The Digital Nexus Identity, Agency, and Political Engagement

edited by Raphael Foshay

Over half a century ago, in The Gutenberg Galaxy (1962), Marshall McLuhan noted that the overlap of traditional print and new electronic media like radio and television produced widespread upheaval in personal and public life:

Even without collision, such co-existence of technologies and awareness brings trauma and tension to every living person. Our most ordinary and conventional attitudes seem suddenly twisted into gargoyles and grotesques. Familiar institutions and associations seem at times menacing and malignant. These multiple transformations, which are the normal consequence of introducing new media into any society whatever, need special study.

The trauma and tension in the daily lives of citizens as described here by McLuhan was only intensified by the arrival of digital media and the Web in the following decades. The rapidly evolving digital realm held a powerful promise for creative and constructive good—a promise so alluring that much of the inquiry into this new environment focused on its potential rather than its profound impact on every sphere of civic, commercial, and private life. The totalizing scope of the combined effects of computerization and the worldwide network are the subject of the essays in The Digital Nexus, a volume that responds to McLuhan’s request for a “special study” of the tsunami-like transformation of the communication landscape.

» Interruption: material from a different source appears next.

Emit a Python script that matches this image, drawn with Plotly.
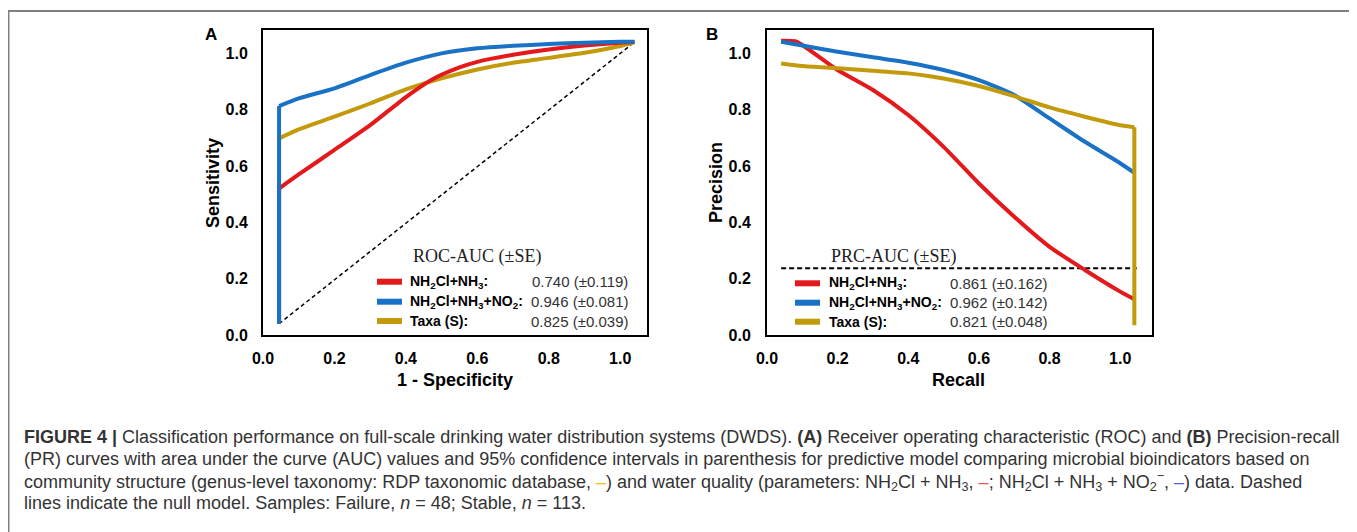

These critical excursions provide analysis of and insight into the way new media technologies change the workings of social engagement for personal expression, social interaction, and political engagement. The contributors investigate the terms and conditions under which our digital society is unfolding and provide compelling arguments for the need to develop an accurate grasp of the architecture of the Web and the challenges that ubiquitous connectivity undoubtedly delivers to both public and private life.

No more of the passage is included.